Os arquétipos que estiveram em jogo
Debaixo das frases e dos gestos, havia duas figuras muito claras. Ventura encarnou o guerreiro indignado, o rebelde contra o sistema, o homem que promete dar murros na mesa e dizer o que muitos pensam. Seguro encarnou o cuidador institucional, o moderador que fala de pactos de regime, de Constituição e de proteção de direitos fundamentais.
Nenhum destes arquétipos é neutro. Cada um fala a partes diferentes do país. A uns seduz a ideia de choque frontal. A outros tranquiliza a imagem de um Presidente que baixa a temperatura.
Um formato que favorece quem faz mais barulho
Ao longo do debate, o moderador José Alberto Carvalho tentou várias vezes recentrar a discussão nas leis laborais, na saúde e no papel do Presidente. Foi muitas vezes engolido pelo duelo retórico. O formato televisivo recompensa quem cria conflito, dispara frases curtas e simplifica dilemas.

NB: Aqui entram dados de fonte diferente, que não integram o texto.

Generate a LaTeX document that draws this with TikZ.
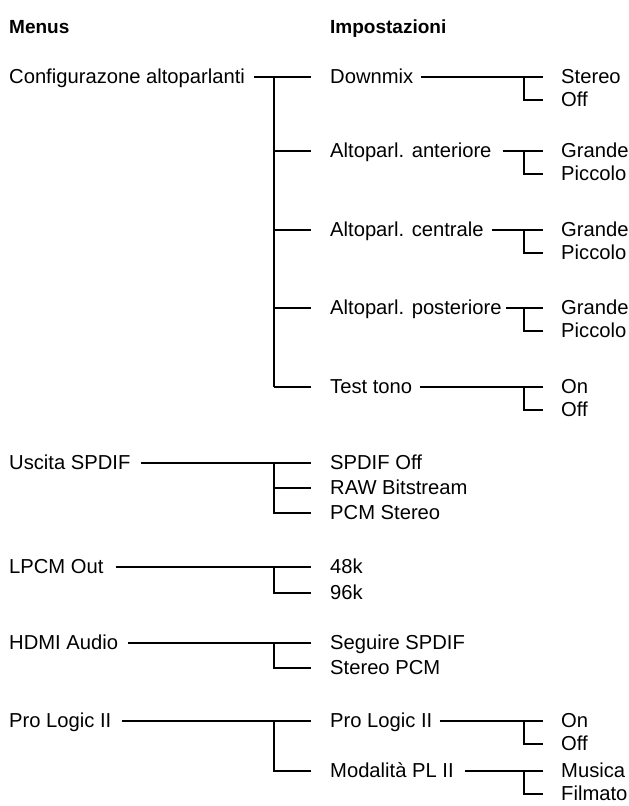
\documentclass[tikz,border=0pt]{standalone}
\usepackage{fontspec}
\setmainfont{Liberation Sans}
\begin{document}
\begin{tikzpicture}[x=1pt,y=-1pt,
  lbl/.style={anchor=base west,inner sep=0pt,font=\fontsize{20.2}{24}\selectfont},
  hdr/.style={lbl,font=\fontsize{19}{24}\selectfont\bfseries},
  conn/.style={line width=1.2pt,line cap=butt}]
\useasboundingbox (0,0) rectangle (629,806);
% headers
\node[hdr] (hm) at (9,33) {Menus};
\node[hdr] (hi) at (330,33) {Impostazioni};
% level 1
\node[lbl] (cfg) at (9,83) {Configurazone altoparlanti};
\node[lbl] (usc) at (9,469) {Uscita SPDIF};
\node[lbl] (lpcm) at (9,573) {LPCM Out};
\node[lbl] (hdmi) at (9,649) {HDMI Audio};
\node[lbl] (plg) at (9,727) {Pro Logic II};
% level 2
\node[lbl] (dmx) at (330,83) {Downmix};
\node[lbl] (ant) at (330,157) {Altoparl. anteriore};
\node[lbl] (cen) at (330,236) {Altoparl. centrale};
\node[lbl] (pos) at (330,314) {Altoparl. posteriore};
\node[lbl] (tst) at (330,393) {Test tono};
\node[lbl] (soff) at (330,469) {SPDIF Off};
\node[lbl] (raw) at (330,494) {RAW Bitstream};
\node[lbl] (pcm) at (330,519) {PCM Stereo};
\node[lbl] (k48) at (330,573) {48k};
\node[lbl] (k96) at (330,599) {96k};
\node[lbl] (seg) at (330,649) {Seguire SPDIF};
\node[lbl] (spcm) at (330,674) {Stereo PCM};
\node[lbl] (pl2) at (330,727) {Pro Logic II};
\node[lbl] (mod) at (330,777) {Modalità PL II};
% level 3
\node[lbl] (dst) at (561,83) {Stereo};
\node[lbl] (dof) at (561,106) {Off};
\node[lbl] (ag) at (561,157) {Grande};
\node[lbl] (ap) at (561,180) {Piccolo};
\node[lbl] (cg) at (561,236) {Grande};
\node[lbl] (cp) at (561,259) {Piccolo};
\node[lbl] (pg) at (561,314) {Grande};
\node[lbl] (pp) at (561,337) {Piccolo};
\node[lbl] (ton) at (561,393) {On};
\node[lbl] (tof) at (561,416) {Off};
\node[lbl] (pon) at (561,727) {On};
\node[lbl] (pof) at (561,750) {Off};
\node[lbl] (mmu) at (561,777) {Musica};
\node[lbl] (mfi) at (561,800) {Filmato};
% connector start points (just right of each text)
\coordinate (s-cfg) at ([xshift=9pt]cfg.base east |- 0,77);
\coordinate (s-usc) at ([xshift=10pt]usc.base east |- 0,463);
\coordinate (s-lpcm) at ([xshift=12pt]lpcm.base east |- 0,567);
\coordinate (s-hdmi) at ([xshift=10pt]hdmi.base east |- 0,643);
\coordinate (s-plg) at ([xshift=10pt]plg.base east |- 0,721);
\coordinate (s-dmx) at ([xshift=8pt]dmx.base east |- 0,77);
\coordinate (s-ant) at ([xshift=11pt]ant.base east |- 0,151);
\coordinate (s-cen) at ([xshift=8pt]cen.base east |- 0,230);
\coordinate (s-pos) at ([xshift=4pt]pos.base east |- 0,308);
\coordinate (s-tst) at ([xshift=8pt]tst.base east |- 0,387);
\coordinate (s-pl2) at ([xshift=7pt]pl2.base east |- 0,721);
\coordinate (s-mod) at ([xshift=11pt]mod.base east |- 0,771);
% level 1 -> level 2
\draw[conn] (s-cfg) -- (311,77);
\draw[conn] (274,77) -- (274,387);
\foreach \yy in {151,230,308,387} \draw[conn] (274,\yy) -- (311,\yy);
\draw[conn] (s-usc) -- (311,463);
\draw[conn] (274,463) -- (274,513) -- (311,513);
\draw[conn] (274,488) -- (311,488);
\draw[conn] (s-lpcm) -- (311,567);
\draw[conn] (274,567) -- (274,593) -- (311,593);
\draw[conn] (s-hdmi) -- (311,643);
\draw[conn] (274,643) -- (274,668) -- (311,668);
\draw[conn] (s-plg) -- (311,721);
\draw[conn] (274,721) -- (274,771) -- (311,771);
% level 2 -> level 3
\draw[conn] (s-dmx) -- (543,77);
\draw[conn] (524,77) -- (524,100) -- (543,100);
\draw[conn] (s-ant) -- (543,151);
\draw[conn] (524,151) -- (524,174) -- (543,174);
\draw[conn] (s-cen) -- (543,230);
\draw[conn] (524,230) -- (524,253) -- (543,253);
\draw[conn] (s-pos) -- (543,308);
\draw[conn] (524,308) -- (524,331) -- (543,331);
\draw[conn] (s-tst) -- (543,387);
\draw[conn] (524,387) -- (524,410) -- (543,410);
\draw[conn] (s-pl2) -- (543,721);
\draw[conn] (524,721) -- (524,744) -- (543,744);
\draw[conn] (s-mod) -- (543,771);
\draw[conn] (524,771) -- (524,794) -- (543,794);
\end{tikzpicture}
\end{document}
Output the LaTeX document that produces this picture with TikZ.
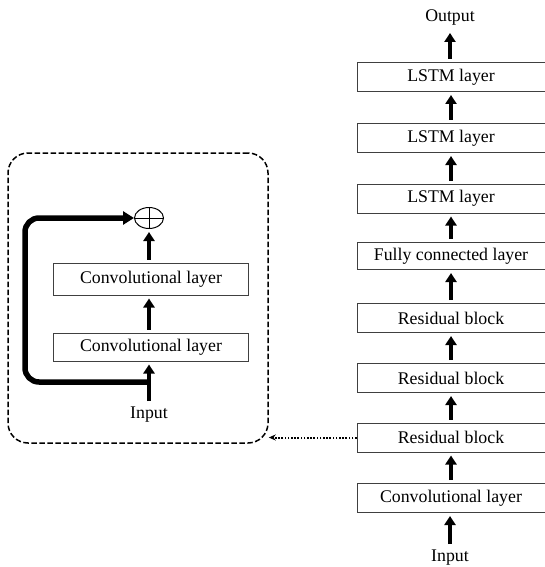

Ventura sente-se muito à vontade nesse ambiente. Seguro traz uma linguagem mais próxima de um Conselho de Estado. Em televisão isso raramente gera o título do dia seguinte, mesmo quando a substância é mais cuidada.
A pergunta útil não é quem ganhou
No fim, a pergunta menos interessante é quem ganhou o debate. A mais interessante é outra: como é que cada um tentou ganhar.
Ventura tentou ganhar pela emoção, pelos dilemas fortes e pela identificação com frustrações reais de muita gente. Seguro tentou ganhar pela instituição, pela serenidade, pelos princípios e pela visão de um país organizado e previsível.
Um venceu na adrenalina. O outro na serenidade.